European real estate transactions in the retail sector totalled €4.5bn from 100 deals in Q4 2009, nearly 60% higher than the €2.9bn achieved from 66 deals in Q3 2009 according to Jones Lang LaSalle.

However, there was a 32% decline compared to the 2008 total of €18.2bn, as 2009 only reached a total of €12.3bn over the full year.

JLL predicted in 2008 that the UK, Germany, Italy and France would continue to dominate the retail investment market in Europe each seeing over €1bn worth of deals transacted. The most active market in continental Europe was Germany with 21% of total volumes transacted. France and Italy meanwhile both saw a total volume of approximately €1.2bn during 2009, with France seeing just over €500m in Q4 alone.

Jeremy Eddy , JLL head of European retail capital markets, said “We are expecting a strong start to H1 2010 across Europe with an increasing trend of equity partnering with expertise in joint ventures and property clubs. This will enable equity players to access markets and opportunities while allowing REITS and property companies to stretch their constrained equity, enlarge their European footprint and generate fee income. Much of this equity will remain focused on the prime-end of the market and we envisage continued weak pricing for secondary assets as pricing has yet to move out to meet the pricing returns of opportunistic buyers, a significant group in this sector of the market.”

Shopping centres remained the principal target for investors in 2009, constituting 56% of all retail transactions in Europe. In comparison retail park investment declined considerably from €2.5bn in 2008 to €526m in 2009 due to a lack of high quality stock and the increased cost of finance.

Adrian Peachey , JLL head of UK retail capital markets, said: “Recovery in pricing and liquidity of shopping centres continued in the second half of 2009 driven by the demand and supply imbalance.

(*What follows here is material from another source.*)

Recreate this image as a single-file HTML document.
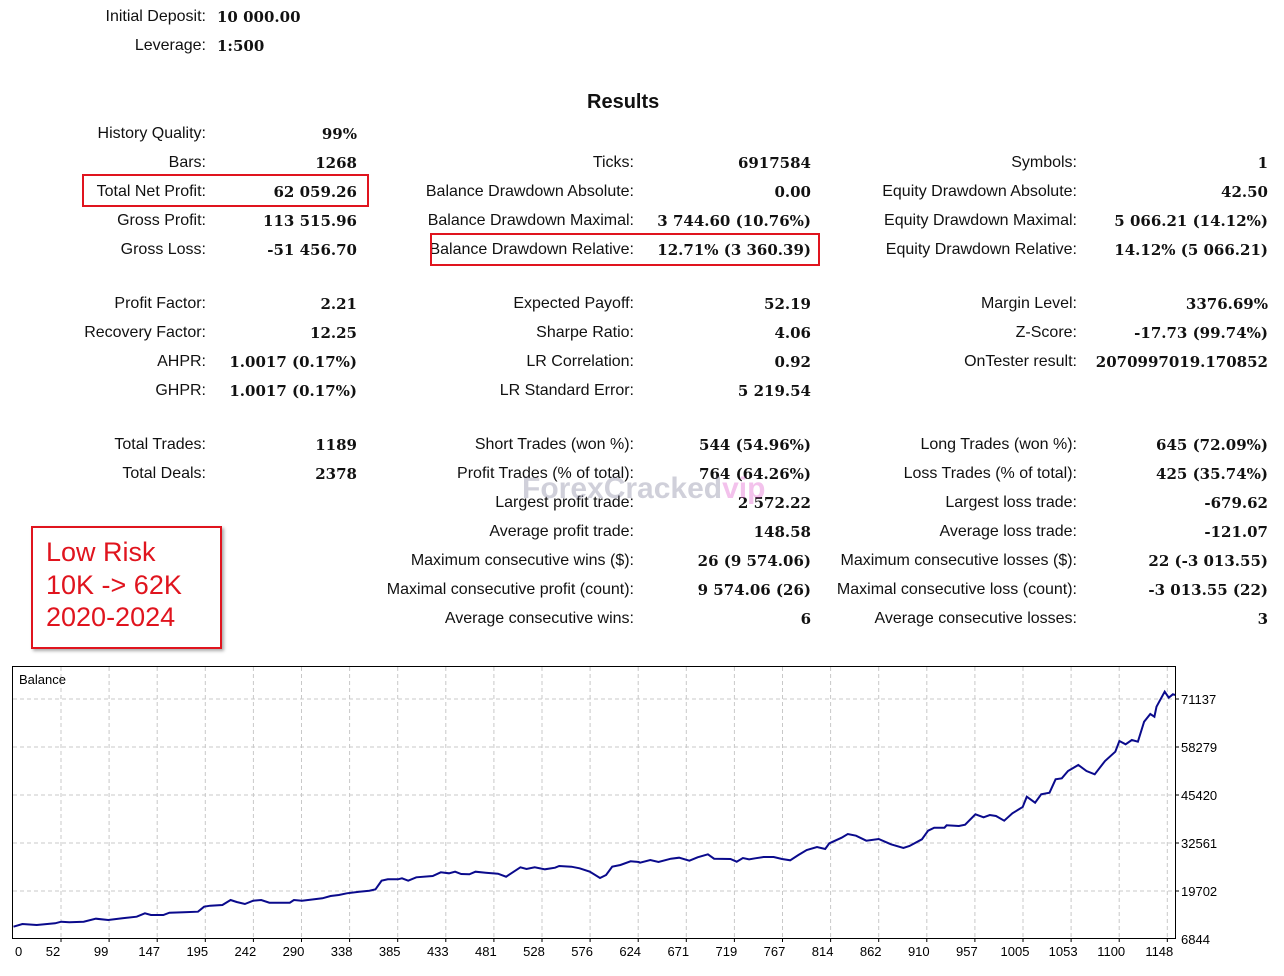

The question remains how long can this recovery be sustained; we believe prime assets are being slowly rebased and should hold relatively firm. The window of opportunity for brave sellers of dominant secondary schemes will remain during the start of 2010. However, an increase in the numbers of bank sales could dilute the supply and demand imbalance and this coupled with a fragile occupational story could put an end to inward yield shift in the more secondary centres.”